There was the blown opportunity from the Seattle 24 with 40 seconds left in the first half that ended with Brady taking the first of his two intentional grounding calls in the game, as the Patriots got greedy and turned down the sure field goal and looked into the end zone. There were the two Brady interceptions in the second half, one coming in the red zone. And there was the second intentional grounding near midfield that forced the Patriots into third and long and eventually, a punt.
For a team that prides itself in being the very best offense in the game, they were an unacceptable 1-for-6 in the red zone, with an incompletion, an interception and three field goals to go along with Brady’s one-yard TD pass to Aaron Hernandez.
Now, the stat they’re going to hear all week and in their sleep is four points, the combined margin in New England’s three losses this season. With a chance to beat the Cardinals at home, Gostkowski hooks a 42-yard field goal wide left in the final seconds. Leading the Ravens, 30-21, in the fourth quarter, the Ravens find a way to score the final 10 points and beat New England at the gun on a disputed field goal.
And now Sunday, a rookie quarterback throws a pair of fourth-quarter TDs as Brady and the Patriots offense can’t convert key first downs and protect a 23-10 fourth-quarter lead.
“We talk about playing a good 60 minutes of football and we seem to come up a little bit short,” Welker said. “These close games like this, especially when you have the lead in the fourth quarter, you have to be able to put it away. We weren’t able to do that today.”
Welker finished with 10 catches and 138 yards, becoming the first Patriots receiver since Randy Moss in 2007 amass four straight games of 100 yards receiving. But instead of talking about that, Welker and the Patriots are wondering how and why they are 3-3.
“Right now, it’s really frustrating,” Welker said. “We just have to get back to work and really work on these things and make sure we’re pushing through and win the games in the end.”
|Deion Branch on why he stayed in New England: ‘First and foremost, my family’||09.19.12 at 3:24 pm ET|
FOXBORO — Everyone in and around the Patriots locker room figured Deion Branch returning to the team was a mere formality of when, not if.
So, when over 20 reporters descended upon his locker – which remained in tact since his release on Aug. 31 – Branch was asked what it was like to be back with the team he’s had so much success, including MVP of Super Bowl XXXIX.

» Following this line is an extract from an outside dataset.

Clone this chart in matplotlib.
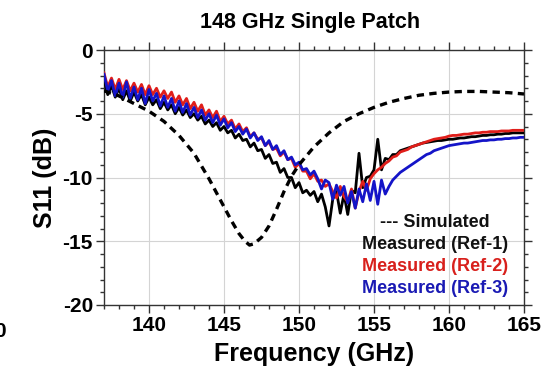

“Across the board, whether it was here, I always had to weigh my options,” Branch said. “That’s what I’m going to do first and foremost, weigh my options for my family and myself. But to get the call, besides some of the other calls, I think this was more important here.”
Branch acknowledged that other NFL teams indeed did reach out to him but he wanted to return to the Patriots. Why?
“First and foremost, my family is first,” Branch said. “Doing the things right by my family and put myself in the right position.”
Branch and Bill Belichick spoke about why he was cut at the time and how he might be used in coming back to New England for a second time in three years. The Patriots traded him in 2006 before being re-acquired in 2010 from Seattle, shortly after Randy Moss was shipped off to Minnesota.
“I’ll keep that between coach and myself,’ Branch said. ‘It was very understanding. I think, overall, if you play this game long enough, I’m pretty sure every guy in this building will go through it. And I mean that, every guy. And that comes with time, most of all you’re a team player, the team’s going to do what’s best for the team, and me personally, I’m going to do what’s best for Deion.”
Branch said he’s not going to worry about how the Patriots choose to use him.
“That all depends on the game plan and whatever the coaches have for me,” said Branch. “I’m going to do whatever they ask of me, whether that be special teams, offense, defense, I’m going to do that. As far as within the offense, that comes with the game plan.”
Branch has been busy taking care of his kids, leaving some time to keep up on the Patriots but not a lot.
“I watched the first game, and caught the second half of the second game,” he continued. “When you have kids, there ain’t too much free time.”
Branch had five touchdown receptions and 702 receiving yards last season. He became a free agent after the season and re-signed on March 22.